━━━━━ RAW DATA

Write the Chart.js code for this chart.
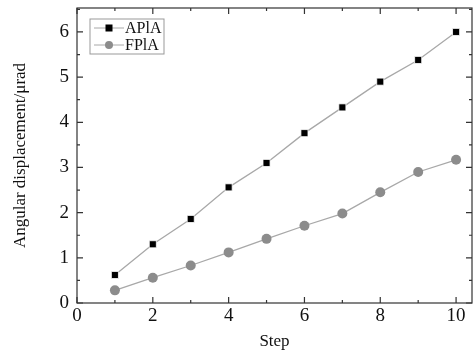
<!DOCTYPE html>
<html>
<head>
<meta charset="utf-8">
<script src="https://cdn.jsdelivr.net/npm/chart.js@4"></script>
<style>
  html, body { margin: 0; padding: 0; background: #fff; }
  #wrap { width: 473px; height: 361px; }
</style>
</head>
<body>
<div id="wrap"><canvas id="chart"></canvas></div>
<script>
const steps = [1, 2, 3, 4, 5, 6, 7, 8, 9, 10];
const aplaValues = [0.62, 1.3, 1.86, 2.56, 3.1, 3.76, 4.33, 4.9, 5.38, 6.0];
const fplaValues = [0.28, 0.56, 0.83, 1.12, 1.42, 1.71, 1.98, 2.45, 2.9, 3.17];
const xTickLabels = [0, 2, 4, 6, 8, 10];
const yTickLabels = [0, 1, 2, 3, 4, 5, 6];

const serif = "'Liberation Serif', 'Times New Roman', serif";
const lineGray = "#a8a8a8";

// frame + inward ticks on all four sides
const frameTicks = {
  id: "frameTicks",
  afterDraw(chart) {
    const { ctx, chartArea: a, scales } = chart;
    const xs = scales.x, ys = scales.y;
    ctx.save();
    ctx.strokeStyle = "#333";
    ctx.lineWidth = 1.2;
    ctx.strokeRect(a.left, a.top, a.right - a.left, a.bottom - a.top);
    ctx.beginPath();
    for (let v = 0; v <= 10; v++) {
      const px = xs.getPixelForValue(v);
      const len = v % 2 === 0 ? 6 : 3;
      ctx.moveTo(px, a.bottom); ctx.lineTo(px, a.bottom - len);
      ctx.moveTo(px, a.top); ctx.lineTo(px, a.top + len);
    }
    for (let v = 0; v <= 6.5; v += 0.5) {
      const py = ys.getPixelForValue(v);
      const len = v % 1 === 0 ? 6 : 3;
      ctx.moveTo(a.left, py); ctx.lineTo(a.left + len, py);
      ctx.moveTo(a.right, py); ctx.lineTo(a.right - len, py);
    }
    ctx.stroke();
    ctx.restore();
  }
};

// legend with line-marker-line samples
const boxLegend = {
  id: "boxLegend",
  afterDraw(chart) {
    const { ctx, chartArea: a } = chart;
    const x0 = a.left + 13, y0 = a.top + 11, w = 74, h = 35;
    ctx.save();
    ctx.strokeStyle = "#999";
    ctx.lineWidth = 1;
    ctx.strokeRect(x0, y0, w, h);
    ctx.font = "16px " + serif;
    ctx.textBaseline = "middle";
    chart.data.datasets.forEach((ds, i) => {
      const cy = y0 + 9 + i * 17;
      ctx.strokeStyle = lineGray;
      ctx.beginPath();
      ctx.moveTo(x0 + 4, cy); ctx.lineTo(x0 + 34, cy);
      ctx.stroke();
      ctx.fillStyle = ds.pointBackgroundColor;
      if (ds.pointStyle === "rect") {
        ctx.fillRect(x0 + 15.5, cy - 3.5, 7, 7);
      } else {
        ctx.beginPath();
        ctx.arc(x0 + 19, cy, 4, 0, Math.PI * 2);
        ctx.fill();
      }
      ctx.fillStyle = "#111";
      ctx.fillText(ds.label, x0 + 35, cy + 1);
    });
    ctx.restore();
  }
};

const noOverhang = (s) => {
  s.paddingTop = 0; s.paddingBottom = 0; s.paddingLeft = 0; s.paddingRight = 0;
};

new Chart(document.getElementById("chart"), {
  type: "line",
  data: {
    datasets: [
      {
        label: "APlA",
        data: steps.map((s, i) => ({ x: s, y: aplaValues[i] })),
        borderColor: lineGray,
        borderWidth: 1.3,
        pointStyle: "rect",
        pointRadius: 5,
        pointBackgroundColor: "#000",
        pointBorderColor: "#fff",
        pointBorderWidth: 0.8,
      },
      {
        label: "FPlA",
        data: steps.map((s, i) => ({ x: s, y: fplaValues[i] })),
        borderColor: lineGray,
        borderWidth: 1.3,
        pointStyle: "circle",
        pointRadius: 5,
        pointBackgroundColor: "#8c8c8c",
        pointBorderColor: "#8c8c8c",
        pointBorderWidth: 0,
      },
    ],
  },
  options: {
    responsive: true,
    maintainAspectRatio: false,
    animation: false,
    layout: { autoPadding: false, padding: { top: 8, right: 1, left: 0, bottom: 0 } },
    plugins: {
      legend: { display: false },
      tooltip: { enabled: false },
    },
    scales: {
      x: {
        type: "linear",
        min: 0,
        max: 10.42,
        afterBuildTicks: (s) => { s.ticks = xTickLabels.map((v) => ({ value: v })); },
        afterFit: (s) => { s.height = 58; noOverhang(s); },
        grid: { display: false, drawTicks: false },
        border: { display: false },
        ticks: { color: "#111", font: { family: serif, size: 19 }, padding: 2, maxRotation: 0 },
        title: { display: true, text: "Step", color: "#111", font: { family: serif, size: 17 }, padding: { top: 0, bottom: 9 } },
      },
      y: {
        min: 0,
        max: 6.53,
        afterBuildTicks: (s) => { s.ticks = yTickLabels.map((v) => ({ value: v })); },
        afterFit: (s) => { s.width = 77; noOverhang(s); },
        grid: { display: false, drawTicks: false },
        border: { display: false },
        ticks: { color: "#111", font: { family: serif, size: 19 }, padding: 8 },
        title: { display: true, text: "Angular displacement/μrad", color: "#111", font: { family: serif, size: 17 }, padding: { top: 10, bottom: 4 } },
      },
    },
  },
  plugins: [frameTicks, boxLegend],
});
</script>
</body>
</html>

━━━━━━━━━━
━━━━━ RAW DATA

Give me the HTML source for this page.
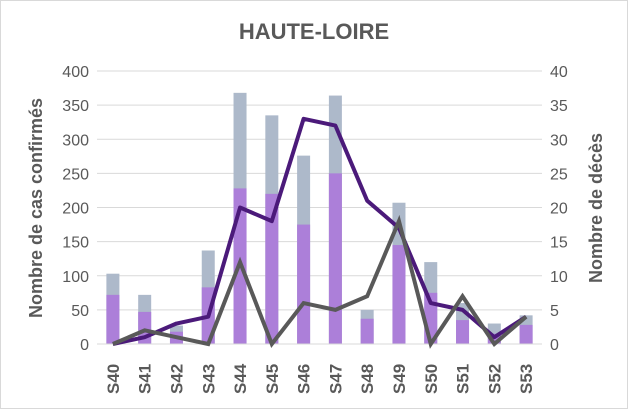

━━━━━━━━━━

WORK INSTRUCTIONS:
Report all lines of the data that include the word "chart".

FINISHED EXERCISE:
Write the Chart.js code for this chart.
<script src="https://cdn.jsdelivr.net/npm/chart.js@4"></script>
<div id="wrap"><canvas id="chart"></canvas></div>
  afterDraw(chart) {
    const { ctx, chartArea: a, scales } = chart;
  afterDraw(chart) {
    const { ctx, chartArea: a } = chart;
    chart.data.datasets.forEach((ds, i) => {
new Chart(document.getElementById("chart"), {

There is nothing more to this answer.